Fortunately, your family's everyday jewelry is probably covered by standard homeowner's or renter's insurance (at current market value less any deductible), assuming you carry such insurance. However, if you have valuable or very sentimental pieces of jewelry, the coverage may be lacking.
How can you tell whether your coverage is adequate? The following steps can help you reach the best decision.
- Inventory and Appraisal – You cannot figure out if your coverage is sufficient if you do not assess what you have. You need a list of items and their current value for any insurance claim, as well as for a police report in case of theft.
For heirlooms and more valuable pieces of jewelry, it is best to have them professionally appraised. Depending on the specific piece, the time and research involved, and where you live, the cost will vary. A good starting expectation is $50-$200 per piece. However, if you have made multiple purchases at a good jewelry store – and they consider you a valuable customer – they may provide appraisals at little or no cost.
- Assess Current Coverage – Homeowner's or rental insurance policies can be constructed several ways. There may be blanket coverage on all valuables, a separate blanket for all jewelry, or coverage on specific pieces of jewelry. All types of coverage go up to a specific dollar value, so check your limits in all cases.
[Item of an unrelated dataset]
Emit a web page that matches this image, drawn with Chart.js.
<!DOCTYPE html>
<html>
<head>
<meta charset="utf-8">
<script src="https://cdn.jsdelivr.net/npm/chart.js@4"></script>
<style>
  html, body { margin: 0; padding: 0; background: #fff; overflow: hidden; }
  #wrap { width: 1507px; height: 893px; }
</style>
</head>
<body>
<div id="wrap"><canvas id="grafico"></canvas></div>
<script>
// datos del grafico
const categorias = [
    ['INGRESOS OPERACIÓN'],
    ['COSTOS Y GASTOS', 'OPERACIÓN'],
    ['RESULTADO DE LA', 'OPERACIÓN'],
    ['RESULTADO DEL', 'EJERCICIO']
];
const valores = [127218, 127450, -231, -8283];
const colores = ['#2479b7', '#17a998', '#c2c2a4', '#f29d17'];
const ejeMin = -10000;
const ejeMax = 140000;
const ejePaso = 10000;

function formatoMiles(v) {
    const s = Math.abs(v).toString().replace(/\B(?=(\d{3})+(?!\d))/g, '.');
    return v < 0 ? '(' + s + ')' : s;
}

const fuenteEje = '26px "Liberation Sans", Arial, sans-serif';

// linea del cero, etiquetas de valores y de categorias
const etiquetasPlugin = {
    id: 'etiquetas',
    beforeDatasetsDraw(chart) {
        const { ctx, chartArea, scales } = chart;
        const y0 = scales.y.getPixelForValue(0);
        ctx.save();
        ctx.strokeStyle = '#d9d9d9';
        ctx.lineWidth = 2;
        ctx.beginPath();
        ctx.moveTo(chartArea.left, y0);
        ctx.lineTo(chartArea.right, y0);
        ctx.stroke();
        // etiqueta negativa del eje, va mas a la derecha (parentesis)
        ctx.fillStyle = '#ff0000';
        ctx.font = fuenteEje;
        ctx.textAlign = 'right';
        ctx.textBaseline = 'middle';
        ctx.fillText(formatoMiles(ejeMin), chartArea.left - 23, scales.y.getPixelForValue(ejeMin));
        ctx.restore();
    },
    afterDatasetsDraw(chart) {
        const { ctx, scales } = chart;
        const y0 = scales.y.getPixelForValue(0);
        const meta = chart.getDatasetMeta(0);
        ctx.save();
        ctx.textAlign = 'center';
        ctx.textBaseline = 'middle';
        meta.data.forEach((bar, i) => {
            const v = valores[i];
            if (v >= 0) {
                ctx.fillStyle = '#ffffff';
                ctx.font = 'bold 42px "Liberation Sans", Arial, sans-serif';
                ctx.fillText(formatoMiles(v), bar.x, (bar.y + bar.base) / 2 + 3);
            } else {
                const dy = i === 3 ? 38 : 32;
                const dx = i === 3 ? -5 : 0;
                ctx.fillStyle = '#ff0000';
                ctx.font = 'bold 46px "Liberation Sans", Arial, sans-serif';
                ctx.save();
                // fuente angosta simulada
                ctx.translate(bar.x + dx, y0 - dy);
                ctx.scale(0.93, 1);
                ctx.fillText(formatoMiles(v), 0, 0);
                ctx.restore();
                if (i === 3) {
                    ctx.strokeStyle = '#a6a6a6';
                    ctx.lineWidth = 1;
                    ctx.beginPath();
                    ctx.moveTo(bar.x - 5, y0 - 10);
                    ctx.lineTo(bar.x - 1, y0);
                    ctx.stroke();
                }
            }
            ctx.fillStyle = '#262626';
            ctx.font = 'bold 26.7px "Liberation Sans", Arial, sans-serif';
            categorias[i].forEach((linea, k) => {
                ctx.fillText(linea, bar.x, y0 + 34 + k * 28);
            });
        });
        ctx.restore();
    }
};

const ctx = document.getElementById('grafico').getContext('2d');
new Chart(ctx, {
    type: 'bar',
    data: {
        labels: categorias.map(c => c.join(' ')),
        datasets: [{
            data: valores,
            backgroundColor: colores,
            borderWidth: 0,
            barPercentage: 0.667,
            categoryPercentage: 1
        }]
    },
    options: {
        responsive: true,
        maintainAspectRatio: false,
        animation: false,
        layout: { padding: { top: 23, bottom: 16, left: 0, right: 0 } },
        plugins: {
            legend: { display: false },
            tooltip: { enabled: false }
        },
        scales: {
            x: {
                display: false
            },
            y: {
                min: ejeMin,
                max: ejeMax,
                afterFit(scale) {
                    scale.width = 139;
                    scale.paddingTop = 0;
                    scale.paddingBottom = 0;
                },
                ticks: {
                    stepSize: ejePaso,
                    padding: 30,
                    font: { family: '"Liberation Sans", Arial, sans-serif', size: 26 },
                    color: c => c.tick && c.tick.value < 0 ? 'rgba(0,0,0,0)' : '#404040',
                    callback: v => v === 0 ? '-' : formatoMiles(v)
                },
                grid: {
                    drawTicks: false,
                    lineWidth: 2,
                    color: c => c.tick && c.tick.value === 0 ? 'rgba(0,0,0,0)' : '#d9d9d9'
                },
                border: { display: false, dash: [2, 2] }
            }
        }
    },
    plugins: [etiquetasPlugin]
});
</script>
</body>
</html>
You can usually obtain a rider on your existing policy to cover specific, high-value pieces of jewelry. These are known as Scheduled Personal Property coverage, or "floater" policies. They may allow a higher dollar value, fewer exclusions, and different replacement options – with appropriately scaled premiums.
Along with the dollar value, check the other policy details. For example, what exclusions apply? Is accidental loss covered as well as theft? If so, what is required to prove loss?
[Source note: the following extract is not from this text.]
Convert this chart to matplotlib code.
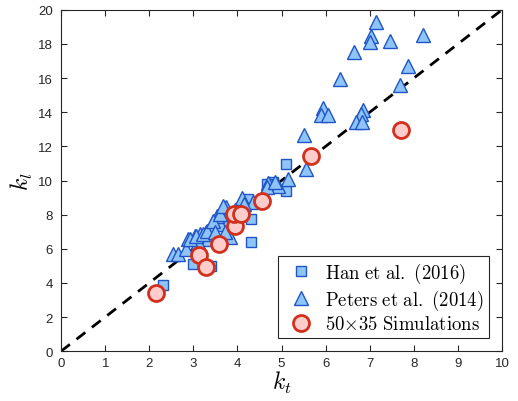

- Replacement and Repair Options – What do you consider a proper replacement to be? Is a cash value replacement acceptable, or are there specific pieces you want to have replaced by as close of a duplicate as is possible – for example, a wedding ring handed down by generations of your family, or a customized ring or necklace from your spouse?
Verify if appreciation is included, and what happens in case appraisal costs do not cover your desired duplication.
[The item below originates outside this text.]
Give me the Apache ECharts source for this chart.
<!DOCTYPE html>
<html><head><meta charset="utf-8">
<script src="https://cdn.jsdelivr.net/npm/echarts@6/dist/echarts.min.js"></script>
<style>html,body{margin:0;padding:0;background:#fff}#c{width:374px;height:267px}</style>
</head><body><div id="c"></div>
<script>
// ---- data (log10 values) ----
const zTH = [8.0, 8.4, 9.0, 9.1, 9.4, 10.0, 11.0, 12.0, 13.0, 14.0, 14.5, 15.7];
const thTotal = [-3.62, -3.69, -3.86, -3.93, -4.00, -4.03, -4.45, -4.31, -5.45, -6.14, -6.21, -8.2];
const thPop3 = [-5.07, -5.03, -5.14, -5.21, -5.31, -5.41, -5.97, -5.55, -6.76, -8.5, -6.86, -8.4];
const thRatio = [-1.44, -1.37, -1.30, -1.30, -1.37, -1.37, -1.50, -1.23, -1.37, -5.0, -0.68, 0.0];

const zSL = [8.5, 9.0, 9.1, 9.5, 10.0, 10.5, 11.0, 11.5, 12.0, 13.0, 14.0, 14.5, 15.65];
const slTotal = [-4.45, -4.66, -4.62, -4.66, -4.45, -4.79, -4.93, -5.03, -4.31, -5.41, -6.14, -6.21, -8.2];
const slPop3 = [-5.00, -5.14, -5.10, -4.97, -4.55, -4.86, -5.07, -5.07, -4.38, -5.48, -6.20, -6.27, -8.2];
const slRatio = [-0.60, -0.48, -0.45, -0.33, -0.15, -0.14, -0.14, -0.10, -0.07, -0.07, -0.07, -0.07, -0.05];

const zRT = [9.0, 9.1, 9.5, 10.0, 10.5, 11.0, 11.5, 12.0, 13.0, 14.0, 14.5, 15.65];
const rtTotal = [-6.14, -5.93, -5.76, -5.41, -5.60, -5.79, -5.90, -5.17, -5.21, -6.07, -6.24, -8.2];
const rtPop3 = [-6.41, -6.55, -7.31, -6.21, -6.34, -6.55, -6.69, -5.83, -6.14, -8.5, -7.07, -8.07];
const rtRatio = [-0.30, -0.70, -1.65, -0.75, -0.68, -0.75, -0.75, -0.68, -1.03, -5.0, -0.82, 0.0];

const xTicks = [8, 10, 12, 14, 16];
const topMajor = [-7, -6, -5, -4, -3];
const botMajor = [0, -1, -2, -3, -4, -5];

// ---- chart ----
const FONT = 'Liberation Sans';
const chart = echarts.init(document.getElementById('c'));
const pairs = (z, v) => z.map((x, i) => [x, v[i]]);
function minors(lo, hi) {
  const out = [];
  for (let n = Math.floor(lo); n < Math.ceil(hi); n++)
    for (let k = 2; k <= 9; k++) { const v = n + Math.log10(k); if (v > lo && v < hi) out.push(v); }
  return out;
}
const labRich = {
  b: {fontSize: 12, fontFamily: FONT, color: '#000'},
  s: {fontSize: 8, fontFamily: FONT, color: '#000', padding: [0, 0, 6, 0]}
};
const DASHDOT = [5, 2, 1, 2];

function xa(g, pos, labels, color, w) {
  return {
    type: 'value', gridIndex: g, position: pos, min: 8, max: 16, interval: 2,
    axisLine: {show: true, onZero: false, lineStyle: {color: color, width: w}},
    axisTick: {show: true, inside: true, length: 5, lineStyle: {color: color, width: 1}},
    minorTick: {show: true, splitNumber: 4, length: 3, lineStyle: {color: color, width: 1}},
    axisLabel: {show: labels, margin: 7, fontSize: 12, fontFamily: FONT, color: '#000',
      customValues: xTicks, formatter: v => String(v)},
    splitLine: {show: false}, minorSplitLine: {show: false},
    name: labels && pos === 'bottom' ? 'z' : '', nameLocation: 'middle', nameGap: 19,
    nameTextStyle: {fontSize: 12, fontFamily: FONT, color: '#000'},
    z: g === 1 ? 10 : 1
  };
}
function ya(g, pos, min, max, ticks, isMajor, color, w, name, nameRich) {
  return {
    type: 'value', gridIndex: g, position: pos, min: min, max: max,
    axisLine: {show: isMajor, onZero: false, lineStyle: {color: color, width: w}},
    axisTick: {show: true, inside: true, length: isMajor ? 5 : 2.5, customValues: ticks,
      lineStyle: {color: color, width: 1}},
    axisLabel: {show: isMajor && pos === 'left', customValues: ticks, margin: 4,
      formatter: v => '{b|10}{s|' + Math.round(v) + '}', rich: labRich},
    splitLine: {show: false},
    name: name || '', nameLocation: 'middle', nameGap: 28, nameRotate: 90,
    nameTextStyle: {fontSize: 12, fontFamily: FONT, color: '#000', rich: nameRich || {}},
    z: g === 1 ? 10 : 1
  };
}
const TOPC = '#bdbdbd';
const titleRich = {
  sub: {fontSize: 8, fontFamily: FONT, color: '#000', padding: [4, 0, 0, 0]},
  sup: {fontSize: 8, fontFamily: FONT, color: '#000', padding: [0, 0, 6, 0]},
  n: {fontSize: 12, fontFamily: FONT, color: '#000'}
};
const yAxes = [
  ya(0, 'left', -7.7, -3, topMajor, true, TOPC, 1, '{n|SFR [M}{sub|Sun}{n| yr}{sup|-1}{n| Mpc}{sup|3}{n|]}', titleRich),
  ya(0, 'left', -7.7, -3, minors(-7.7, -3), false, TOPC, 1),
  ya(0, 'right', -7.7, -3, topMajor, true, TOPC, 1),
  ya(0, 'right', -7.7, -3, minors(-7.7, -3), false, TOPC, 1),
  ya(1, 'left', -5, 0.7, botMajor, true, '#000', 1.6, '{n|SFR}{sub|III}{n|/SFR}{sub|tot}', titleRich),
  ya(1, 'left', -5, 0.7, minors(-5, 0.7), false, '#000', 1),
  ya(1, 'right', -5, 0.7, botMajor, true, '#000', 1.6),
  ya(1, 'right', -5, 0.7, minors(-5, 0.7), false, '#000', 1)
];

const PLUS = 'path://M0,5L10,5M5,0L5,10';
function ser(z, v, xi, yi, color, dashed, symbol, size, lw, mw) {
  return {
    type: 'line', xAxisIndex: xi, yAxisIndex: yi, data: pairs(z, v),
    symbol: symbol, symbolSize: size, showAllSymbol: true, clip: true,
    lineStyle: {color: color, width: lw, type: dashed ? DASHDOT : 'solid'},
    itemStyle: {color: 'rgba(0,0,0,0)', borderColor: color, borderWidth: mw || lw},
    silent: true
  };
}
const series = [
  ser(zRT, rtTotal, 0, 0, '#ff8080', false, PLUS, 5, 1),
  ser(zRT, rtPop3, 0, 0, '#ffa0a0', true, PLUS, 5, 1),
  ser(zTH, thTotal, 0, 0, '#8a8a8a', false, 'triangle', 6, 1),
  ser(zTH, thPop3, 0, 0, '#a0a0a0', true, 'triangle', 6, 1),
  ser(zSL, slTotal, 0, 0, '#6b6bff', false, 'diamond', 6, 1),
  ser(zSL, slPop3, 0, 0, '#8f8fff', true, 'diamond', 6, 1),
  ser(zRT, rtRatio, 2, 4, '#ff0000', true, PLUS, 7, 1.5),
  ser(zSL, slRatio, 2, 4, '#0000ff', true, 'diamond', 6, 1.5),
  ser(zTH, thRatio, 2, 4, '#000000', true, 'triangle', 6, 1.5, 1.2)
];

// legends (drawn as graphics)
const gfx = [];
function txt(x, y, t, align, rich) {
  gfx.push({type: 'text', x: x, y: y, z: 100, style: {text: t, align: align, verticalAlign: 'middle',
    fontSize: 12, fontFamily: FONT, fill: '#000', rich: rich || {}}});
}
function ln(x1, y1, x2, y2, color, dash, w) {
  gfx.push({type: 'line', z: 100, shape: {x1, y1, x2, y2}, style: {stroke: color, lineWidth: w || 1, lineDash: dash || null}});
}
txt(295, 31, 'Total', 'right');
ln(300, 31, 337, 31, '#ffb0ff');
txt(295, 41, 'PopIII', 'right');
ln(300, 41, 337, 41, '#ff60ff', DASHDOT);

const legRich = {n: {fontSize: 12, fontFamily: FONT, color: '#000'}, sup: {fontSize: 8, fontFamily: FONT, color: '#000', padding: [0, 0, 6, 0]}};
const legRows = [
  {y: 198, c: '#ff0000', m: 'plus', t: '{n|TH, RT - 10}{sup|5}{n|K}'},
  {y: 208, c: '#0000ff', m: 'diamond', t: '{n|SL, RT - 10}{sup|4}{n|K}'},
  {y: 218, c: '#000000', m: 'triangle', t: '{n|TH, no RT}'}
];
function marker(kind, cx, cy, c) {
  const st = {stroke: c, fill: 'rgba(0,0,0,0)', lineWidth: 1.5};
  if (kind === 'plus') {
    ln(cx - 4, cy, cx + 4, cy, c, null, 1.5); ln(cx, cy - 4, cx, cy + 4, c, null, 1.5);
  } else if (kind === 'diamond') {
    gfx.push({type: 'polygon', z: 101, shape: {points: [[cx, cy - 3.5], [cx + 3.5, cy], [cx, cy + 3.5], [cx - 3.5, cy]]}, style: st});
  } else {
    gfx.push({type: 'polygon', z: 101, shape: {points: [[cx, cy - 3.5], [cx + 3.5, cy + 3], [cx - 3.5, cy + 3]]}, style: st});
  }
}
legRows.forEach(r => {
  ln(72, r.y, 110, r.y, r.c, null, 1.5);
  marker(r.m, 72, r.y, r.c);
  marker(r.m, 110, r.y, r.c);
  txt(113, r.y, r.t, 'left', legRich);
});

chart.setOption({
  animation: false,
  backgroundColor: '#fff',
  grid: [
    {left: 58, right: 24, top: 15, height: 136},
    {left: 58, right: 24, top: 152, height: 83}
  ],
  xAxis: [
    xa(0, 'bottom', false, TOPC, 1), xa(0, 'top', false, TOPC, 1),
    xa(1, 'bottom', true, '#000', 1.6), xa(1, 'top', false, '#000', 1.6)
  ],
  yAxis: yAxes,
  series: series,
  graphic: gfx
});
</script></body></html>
- Check Alternatives – If your current insurance company does not offer suitable coverage through an addition to your existing policy or a comprehensive replacement, consider a homeowner's policy through a different insurer, or a completely separate policy for your jewelry.
We hope that these tips will provide you with guidance on choosing the best policy for your needs. At the very least, you will have a proper inventory and appraisal should you need it. Also, why not take the time this week to confirm that the women in your life have suitable insurance in place to protect their jewelry and other valuable items? Your inquiry will certainly prove more valuable and last longer than a pretty bouquet.